__THE PROBLEM__: All lines from the beginning of the listing through the line with "-25.7, -24.3, -23.4]" are to be copied word for word; the pictures are not.

-*-

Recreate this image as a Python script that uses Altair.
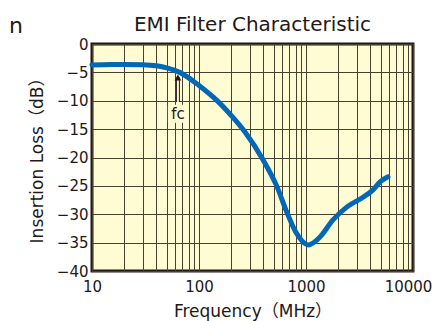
import altair as alt
import pandas as pd

# Data
freq_mhz = [10, 15, 20, 30, 40, 50, 66, 100, 146, 200, 269, 394, 532, 661, 800, 1050,
            1352, 1787, 2415, 3410, 4230, 4920, 5835]
loss_db = [-3.7, -3.6, -3.6, -3.65, -3.85, -4.2, -5.0, -7.3, -9.9, -12.6, -15.5, -20.3, -25.0,
           -29.6, -33.1, -35.4, -34.0, -31.0, -28.7, -27.0, -25.7, -24.3, -23.4]

x_grid = [10, 20, 30, 40, 50, 60, 70, 80, 90,
          100, 200, 300, 400, 500, 600, 700, 800, 900,
          1000, 2000, 3000, 4000, 5000, 6000, 7000, 8000, 9000, 10000]
x_labels = [10, 100, 1000, 10000]
y_ticks = [0, -5, -10, -15, -20, -25, -30, -35, -40]

fc_freq = [63.5]
fc_arrow_top = [-5.9]
fc_arrow_bottom = [-10.2]
fc_label_y = [-12.3]

title_text = "EMI Filter Characteristic"
x_title = "Frequency\uff08MHz\uff09"
y_title = "Insertion Loss\uff08dB\uff09"
corner_text = "n"

BG = "#fffbd2"
GRID = "#4a4030"
DARK = "#231815"
BLUE = "#0068b7"
TXT = "#231815"
FONT = "DejaVu Sans, Noto Sans CJK JP"

curve = pd.DataFrame({"f": freq_mhz, "db": loss_db})
fc = pd.DataFrame({"f": fc_freq, "top": fc_arrow_top, "bottom": fc_arrow_bottom, "label": fc_label_y})

xscale = alt.Scale(type="log", domain=[10, 10000])
yscale = alt.Scale(domain=[-40, 0])

label_expr = "indexof(" + str(x_labels) + ", datum.value) >= 0 ? format(datum.value, 'd') : ''"

xax = alt.Axis(values=x_grid, labelExpr=label_expr, grid=True, gridColor=GRID, gridWidth=1,
               gridOpacity=1, ticks=False, domain=False, labelFont=FONT, labelFontSize=15,
               labelColor=TXT, labelPadding=8, title=x_title, titleFont=FONT,
               titleFontSize=17, titleFontWeight="normal", titleColor=TXT, titlePadding=9,
               labelFlush=False, labelOverlap=False,
               labelOffset={"condition": {"test": "datum.value == 10000", "value": -5}, "value": 0})
yax = alt.Axis(values=y_ticks, grid=True, gridColor=GRID, gridWidth=1.2, gridOpacity=1,
               ticks=False, domain=False, labelFont=FONT, labelFontSize=15, labelColor=TXT,
               labelPadding=4, labelOverlap=False, title=y_title, titleFont=FONT, titleFontSize=17,
               titleFontWeight="normal", titleColor=TXT, titlePadding=10, titleY=112)

X = alt.X("f:Q", scale=xscale, axis=xax)

line = alt.Chart(curve).mark_line(color=BLUE, strokeWidth=5, interpolate="monotone",
                                  strokeCap="round", strokeJoin="round").encode(
    x=X,
    y=alt.Y("db:Q", scale=yscale, axis=yax),
)

label_box = alt.Chart(fc).mark_rect(color=BG, width=20, height=18).encode(
    x=X, y=alt.Y("label:Q", scale=yscale, axis=yax))
label_txt = alt.Chart(fc).mark_text(text="fc", font=FONT, fontSize=15, color=TXT).encode(
    x=X, y=alt.Y("label:Q", scale=yscale, axis=yax))
shaft_outer = alt.Chart(fc).mark_rule(color=DARK, strokeWidth=4).encode(
    x=X, y=alt.Y("top:Q", scale=yscale, axis=yax), y2="bottom:Q")
shaft_inner = alt.Chart(fc).mark_rule(color=BG, strokeWidth=2).encode(
    x=X, y=alt.Y("top:Q", scale=yscale, axis=yax), y2="bottom:Q")
head = alt.Chart(fc).mark_point(shape="triangle-up", filled=True, color=DARK, size=45, opacity=1).encode(
    x=X, y=alt.Y("top:Q", scale=yscale, axis=yax))

corner = alt.Chart(fc).mark_text(text=corner_text, font=FONT, fontSize=22, color=TXT, align="left",
                                 baseline="alphabetic").encode(x=alt.value(-83), y=alt.value(-11))
title = alt.Chart(fc).mark_text(text=title_text, font=FONT, fontSize=20, color=TXT, align="center",
                                baseline="alphabetic").encode(x=alt.value(160.5), y=alt.value(-13))

chart = alt.layer(line, shaft_outer, shaft_inner, head, label_box, label_txt, corner, title).properties(
    width=321, height=227,
    autosize=alt.AutoSizeParams(type="none"),
    padding={"left": 84, "top": 36, "right": 20, "bottom": 50},
).configure_view(fill=BG, stroke=DARK, strokeWidth=3)

chart.save("out.html", embed_options={"renderer": "svg", "actions": False})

-*-

__RESPONSE TO THIS EXERCISE__:
Recreate this image as a Python script that uses Altair.
import altair as alt
import pandas as pd

# Data
freq_mhz = [10, 15, 20, 30, 40, 50, 66, 100, 146, 200, 269, 394, 532, 661, 800, 1050,
            1352, 1787, 2415, 3410, 4230, 4920, 5835]
loss_db = [-3.7, -3.6, -3.6, -3.65, -3.85, -4.2, -5.0, -7.3, -9.9, -12.6, -15.5, -20.3, -25.0,
           -29.6, -33.1, -35.4, -34.0, -31.0, -28.7, -27.0, -25.7, -24.3, -23.4]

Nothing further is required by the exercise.